Buying: The Role of Yield on Cost Development — building rather than buying — remains one of the few levers for generating above-average returns. When a REIT constructs a new property, it targets a yield on cost (YOC) that exceeds market cap rates by a meaningful margin. If stabilized assets trade at a 5½% cap rate, developing at 8% YOC creates a 250 bps value spread.

That extra return compensates for construction risk, lease-up uncertainty, and the time value of money — but when executed well, itʼs a genuine source of outsized performance. Once completed, the propertyʼs cash flow becomes part of the REITʼs core portfolio, compounding at the same steady pace as the rest. In effect, development is how REITs manufacture growth in an otherwise mature, low-spread business.

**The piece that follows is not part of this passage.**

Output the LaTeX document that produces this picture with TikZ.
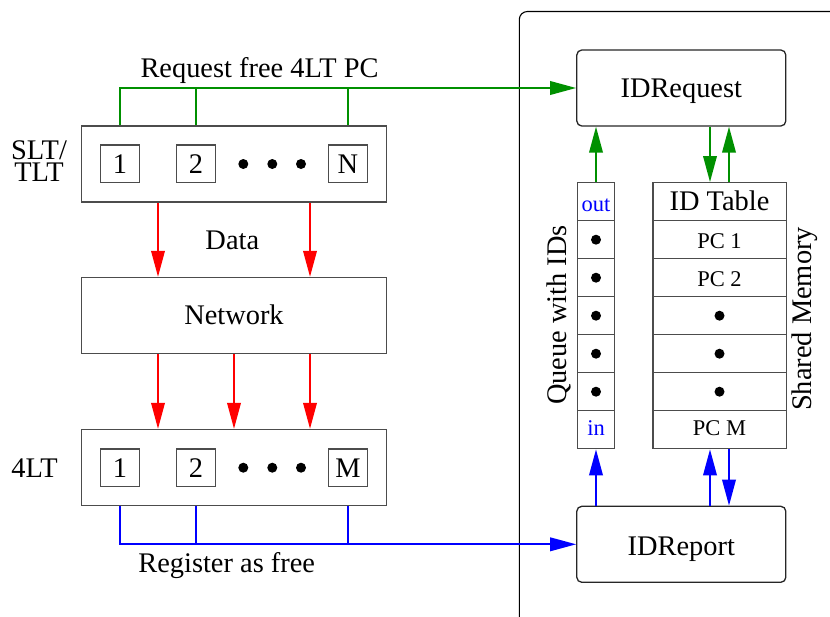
\documentclass[tikz,border=0pt]{standalone}
\usepackage{fontspec}
\setmainfont{Liberation Serif}
\usetikzlibrary{arrows.meta,calc}
\definecolor{fgreen}{RGB}{0,144,0}
\newcommand\mainsz{\fontsize{28.4}{22.5}\selectfont}
\newcommand\smallsz{\fontsize{22.5}{24}\selectfont}
\begin{document}
\begin{tikzpicture}[x=1pt,y=-1pt,
  box/.style={draw=black!70,line width=1.3pt,rectangle,inner sep=0pt,font=\mainsz,text depth=0pt},
  slotbox/.style={box,minimum width=38.5pt,minimum height=37.5pt},
  bigbox/.style={box,minimum width=305pt,minimum height=76pt,text height=18pt},
  unit/.style={box,rounded corners=5pt,draw=black!85,minimum width=209pt,minimum height=76pt,text height=19.5pt},
  qcell/.style={box,minimum width=37.6pt,minimum height=38pt,font=\smallsz,text height=18pt},
  tcell/.style={box,minimum width=133.3pt,minimum height=38pt,font=\smallsz,text height=18.5pt},
  lbl/.style={font=\mainsz,inner sep=0pt},
  tip/.style={-{Triangle[length=26pt,width=13.5pt]}},
  gline/.style={draw=fgreen,line width=2pt},
  rline/.style={draw=red,line width=2pt},
  bline/.style={draw=blue,line width=2pt},
  dotmark/.style={circle,fill=black,minimum size=10pt,inner sep=0pt}
]
\useasboundingbox (0,0) rectangle (830,616);
\clip (0,0) rectangle (830,616);

% frame of the shared memory side
\draw[line width=1.1pt,rounded corners=8pt] (519.3,640) -- (519.3,11.5) -- (850,11.5);

% sender side
\node[bigbox] (slt) at (234,164) {};
\node[slotbox] (s1) at (120,163.7) {1};
\node[slotbox] (s2) at (196,163.7) {2};
\node[slotbox] (sN) at (348,163.7) {N};
\foreach \x in {243.3,272.3,301} \node[dotmark] at (\x,164) {};
\node[lbl,align=center] (sltlab) at (39,161) {SLT/\\TLT};

\node[bigbox] (net) at (234,315.5) {Network};

\node[bigbox] (flt) at (234,467.5) {};
\node[slotbox] (f1) at (120,467.7) {1};
\node[slotbox] (f2) at (196,467.7) {2};
\node[slotbox] (fM) at (348,467.7) {M};
\foreach \x in {243.3,272.3,301} \node[dotmark] at (\x,467.7) {};
\node[lbl,anchor=base] (fltlab) at (34.5,477.7) {4LT};

% shared memory side
\node[unit] (req) at (681.3,88) {IDRequest};
\node[unit,text height=21.4pt] (rep) at (681.3,544.3) {IDReport};

\node[qcell,text=blue,text height=20pt] (q0) at (596,201.7) {out};
\foreach \i/\y in {1/239.7,2/277.7,3/315.7,4/353.7,5/391.7} {
  \node[qcell] (q\i) at (596,\y) {};
  \node[dotmark] at (q\i) {};
}
\node[qcell,text=blue,text height=12pt] (q6) at (596,429.7) {in};

\node[tcell,font=\mainsz,text height=17pt] (t0) at (719.5,201.7) {ID Table};
\node[tcell] (t1) at (719.5,239.7) {PC 1};
\node[tcell] (t2) at (719.5,277.7) {PC 2};
\foreach \i/\y in {3/315.7,4/353.7,5/391.7} {
  \node[tcell] (t\i) at (719.5,\y) {};
  \node[dotmark] at (t\i) {};
}
\node[tcell,text height=12pt] (t6) at (719.5,429.7) {PC M};

\node[lbl,rotate=90,anchor=base] (qlab) at (566.5,315) {Queue with IDs};
\node[lbl,rotate=90,anchor=base] (smlab) at (811,319) {Shared Memory};

% request path
\draw[gline,tip] (sN |- slt.north) |- (req.west);
\draw[gline] (s1 |- slt.north) |- (sN |- req.west);
\draw[gline] (s2 |- slt.north) -- (s2 |- req.west);
\node[lbl,anchor=base] (reqlab) at (259.5,77) {Request free 4LT PC};

% data path
\draw[rline,tip] ([xshift=-76pt]slt.south) -- ([xshift=-76pt]net.north);
\draw[rline,tip] ([xshift=76pt]slt.south) -- ([xshift=76pt]net.north);
\node[lbl,anchor=base] (datalab) at (232.3,249.3) {Data};
\draw[rline,tip] ([xshift=-76pt]net.south) -- ([xshift=-76pt]flt.north);
\draw[rline,tip] (net.south) -- (flt.north);
\draw[rline,tip] ([xshift=76pt]net.south) -- ([xshift=76pt]flt.north);

% register path
\draw[bline,tip] (fM |- flt.south) |- (rep.west);
\draw[bline] (f1 |- flt.south) |- (fM |- rep.west);
\draw[bline] (f2 |- flt.south) -- (f2 |- rep.west);
\node[lbl,anchor=base] (reglab) at (226.7,572) {Register as free};

% links inside the shared memory
\draw[gline,tip] (q0.north) -- (q0.north |- req.south);
\draw[gline,tip] ([xshift=-9.5pt]t0.north |- req.south) -- ([xshift=-9.5pt]t0.north);
\draw[gline,tip] ([xshift=9.5pt]t0.north) -- ([xshift=9.5pt]t0.north |- req.south);
\draw[bline,tip] (q6.south |- rep.north) -- (q6.south);
\draw[bline,tip] ([xshift=-9.5pt]t6.south |- rep.north) -- ([xshift=-9.5pt]t6.south);
\draw[bline,tip] ([xshift=9.5pt]t6.south) -- ([xshift=9.5pt]t6.south |- rep.north);
\end{tikzpicture}
\end{document}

The public REIT market makes the math transparent—but it also holds a deeper lesson for smaller investors. What Private Investors Can Learn from the REIT Model With spreads so narrow, why do investors own REITs at all? The simple answer is that they deliver a combination of income stability and inflation protection.

A typical REIT yields total returns roughly matching the long- run average for the stock market. But the composition is different: more income, less volatility, and assets that have tangible inflation protection. The lesson for private investors should be clear.

Investing in real estate is generally not about flipping assets for profit or making huge, short- term gains. Developing—whether ground up or adaptive reuse—offers greater upside but with that comes significantly more execution risk. It might be tempting for small, private investors to look at REIT returns and think they can do better given that REITS by virtue of their size are limited to large assets usually in prime locations.

Undoubtedly, the thinking goes, there are a myriad of opportunities in smaller transactions and secondary markets that are not on the radar screen of large REITs. This is undoubtedly true. However, expected return is only one-half of the investment equation.

The other, equally important part, is the cost of capital. REITs benefit from a deep structural advantage that goes beyond scale—access to cheap, diversified capital. REITs can often raise unsecured debt in the 4–5% range and equity at 7–8%, producing a blended WACC near 7%.

A private investor financing with 60% leverage at 6–8% and the rest in equity faces a cost of capital at least 200–300 basis points higher. That higher cost of capital (hurdle return) isnʼt just about interest rates — it reflects the fact that the private investor bears significant risks not borne by the REIT or large institutional investor. Concentration risk, illiquidity, and the idiosyncratic risk resulting from the absence of diversification all increase the amount of expected return necessary to make an investment prudent.

Put another way—a single property is a bet; a REIT portfolio is a system based upon diversification and risk management. The Broader Takeaway REITs provide a window into the opaque world of real estate investing. In the end, REITs remind us that real estate investing is not a game of secrets or shortcuts.

It is built on cap rates, growth rates, the cost of capital, and the benefits of long-term compounding. Most importantly, it is built on discipline. Real estate is, at its core, a business of spreads— between expected return and cost of capital.

Those who manage both with rigor are the ones who endure. [1] Professor Aswath Damodaranʼs January 2025 sector data show an average U.S. REIT ROIC of 3.09%, but this figure reflects accounting returns based on EBIT.

Because depreciation heavily suppresses reported earnings, accounting ROIC understates the true economic returns of most REITs (even though properties are carried at historic cost), which in practice tend to run closer to 6-9% on a cash flow basis. [2] These returns reflect the economics of the REITs themselves, the economics of owning, operating and building real estate—not the total shareholder returns investors earn from owning their stock. Over time, the two tend to move together, but they are not the same thing.